Lavoro che, dal suo soffusamente ironico e introspettivo modo di essere, ha chiamato per l’appunto “Two, Geography”: una geografia fatta di spirito, investigazione del sé, navigazione del proprio essere e dei propri sentimenti. Capace di colpirti con questa dicotomia di personalità, che passa da quell’ironico e silenzioso modo di gestire il pubblico – che a fine concerto la porta a dire “questo è l’ultimo brano della serata e non farò bis…perché non farò bis” – a quella veemente (ma mai prepotente) personalità musicale, fatta di stile e capacità vocale, e di ricercato bilanciamento tra suoni decisi e silenzi musicali. Capace di scrivere musica costruendola su suoni testi e arrangiamenti mai banali e tutt’altro che piatti, nelle sue canzoni traspare di certo quel suo impegno sociale rivolto contro le discriminazioni di genere, un certo femminismo sempre un po’ presente, che fa della sua musica un attento e moderno sguardo sulle dinamiche muliebri contemporanee.
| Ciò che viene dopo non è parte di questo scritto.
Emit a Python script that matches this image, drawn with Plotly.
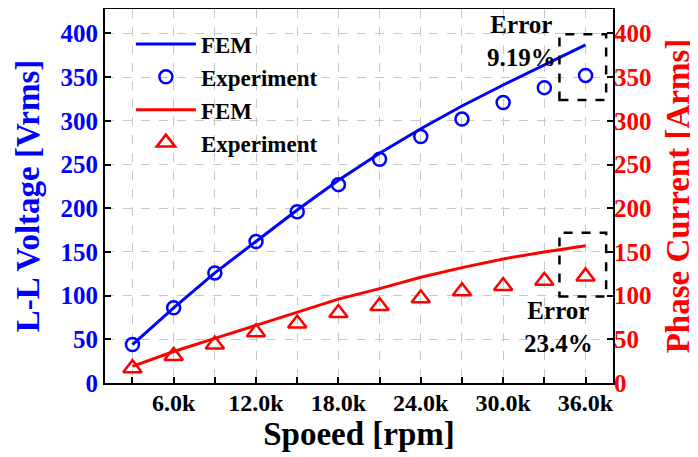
import plotly.graph_objects as go

speed = [3000, 6000, 9000, 12000, 15000, 18000, 21000, 24000, 27000, 30000, 33000, 36000]
volt_fem = [44, 86, 126, 162, 198, 232, 263, 291, 317, 341, 364, 387]
volt_exp = [44, 86, 126, 162, 196, 227, 256, 282, 302, 321, 338, 352]
curr_fem = [19, 36, 51, 66, 81, 96, 108, 121, 132, 142, 150, 157]
curr_exp = [17, 31, 44, 58, 68, 80, 88, 97, 105, 111, 117, 122]

tick_vals = [3000 * i for i in range(1, 13)]
tick_text = ["" if (v // 3000) % 2 else f"{v/1000:.1f}k" for v in tick_vals]
y_ticks = list(range(0, 401, 50))

FONT = "Liberation Serif"
BLUE = "#0000FF"
RED = "#FF0000"

fig = go.Figure()
fig.add_trace(go.Scatter(x=speed, y=volt_fem, mode="lines", name="FEM",
                         line=dict(color=BLUE, width=3), legendgroup="a"))
fig.add_trace(go.Scatter(x=speed, y=volt_exp, mode="markers", name="Experiment",
                         marker=dict(symbol="circle-open", size=13, color=BLUE,
                                     line=dict(width=2.5, color=BLUE)), legendgroup="b"))
fig.add_trace(go.Scatter(x=speed, y=curr_fem, mode="lines", name="FEM", yaxis="y2",
                         line=dict(color=RED, width=3), legendgroup="c"))
fig.add_trace(go.Scatter(x=speed, y=curr_exp, mode="markers", name="Experiment", yaxis="y2",
                         marker=dict(symbol="triangle-up-open", size=16, color=RED,
                                     line=dict(width=2.5, color=RED)), legendgroup="d"))

box = dict(type="rect", xref="x", yref="y", line=dict(color="black", width=2.5, dash="dash"))
fig.add_shape(**box, x0=34100, x1=37500, y0=324, y1=399)
fig.add_shape(**box, x0=34100, x1=37500, y0=99, y1=172)

ann_font = dict(family=FONT, size=25, color="black")
fig.add_annotation(x=31300, y=391.5, xref="x", yref="y", text="<b>Error</b><br><b>9.19%</b>",
                   showarrow=False, font=ann_font, align="center")
fig.add_annotation(x=34050, y=64.5, xref="x", yref="y", text="<b>Error</b><br><b>23.4%</b>",
                   showarrow=False, font=ann_font, align="center")

fig.update_layout(
    width=690, height=449,
    margin=dict(l=97, r=85, t=1, b=74),
    plot_bgcolor="white", paper_bgcolor="white",
    font=dict(family=FONT),
    showlegend=True,
    legend=dict(x=0.051, y=0.964, xanchor="left", yanchor="top",
                bgcolor="rgba(0,0,0,0)", tracegroupgap=0, itemwidth=60,
                font=dict(family=FONT, size=23, color="black", weight="bold")),
    xaxis=dict(range=[1000, 38000], tickvals=tick_vals, ticktext=tick_text,
               ticks="inside", ticklen=6, tickwidth=2, tickcolor="black",
               ticklabelstandoff=-3,
               showline=True, linecolor="black", linewidth=2, mirror=True,
               showgrid=True, gridcolor="#c8c8c8", griddash="dash", gridwidth=1,
               zeroline=False, automargin=False,
               tickfont=dict(family=FONT, size=24, color="black", weight="bold"),
               title=dict(text="<b>Spoeed [rpm]</b>", font=dict(family=FONT, size=33, color="black"),
                          standoff=7)),
    yaxis=dict(range=[0, 428], tickvals=y_ticks,
               ticks="inside", ticklen=6, tickwidth=2, tickcolor="black",
               showline=True, linecolor="black", linewidth=2, mirror=True,
               showgrid=True, gridcolor="#c8c8c8", griddash="dash", gridwidth=1,
               zeroline=False, automargin=False,
               tickfont=dict(family=FONT, size=25, color=BLUE, weight="bold"),
               title=dict(text="<b>L-L Voltage [Vrms]</b>", font=dict(family=FONT, size=33, color=BLUE),
                          standoff=11)),
    yaxis2=dict(range=[0, 428], tickvals=y_ticks, overlaying="y", side="right",
                ticks="inside", ticklen=6, tickwidth=2, tickcolor="black",
                showline=False, showgrid=False, zeroline=False, automargin=False,
                tickfont=dict(family=FONT, size=25, color=RED, weight="bold"),
                title=dict(text="<b>Phase Current [Arms]</b>", font=dict(family=FONT, size=33, color=RED),
                           standoff=15)),
)

fig.write_html("out.html")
E’ piaciuta molto al pubblico della serata, tanto che si è avuta in certi momenti una percezione fisica della presenza di una dinamica fascinativa tra lei e gli spettatori, tale che in più di un caso la fine dei brani non combaciava immediatamente con l’inizio degli applausi, ma con un brevissimi silenzi che parevano eterni, a suggellare un senso di rapimento totalizzante. Nel mezzo della performance – in cui, come si diceva, ha eseguito praticamente tutti i brani del suo ultimo album datato 2018 – ci ha anche deliziati con due cover entrambe contenute in un EP uscito in giugno, dal nome “Four Covers”, tra cui “Lost Cause” di Beck.
Con tutto questo, Adele Nigro ci ha dimostrato come si possa confermare di essere davvero “delle musiciste più talentuose e determinate che ci siano in Italia oggi” (così come scritto dalla rivista Vice, e come confermato anche da parecchi altri critici) senza dover per forza essere una persona che si sovraespone, che si snatura. E’ un’artista la cui musica è sempre messa al primo posto, ma la cui anima melodica non si appiattisce ai canoni di una ricerca dello star system che, troppo spesso, deteriora i musicisti più giovani e il loro modo di ‘arrivare’ al pubblico. Mi sento davvero di consigliarvela. Se passa dalle vostre parti, andate ad ascoltare Any Other: la sua ‘geografia’ è davvero un piacere che travalica i confini dell’essere.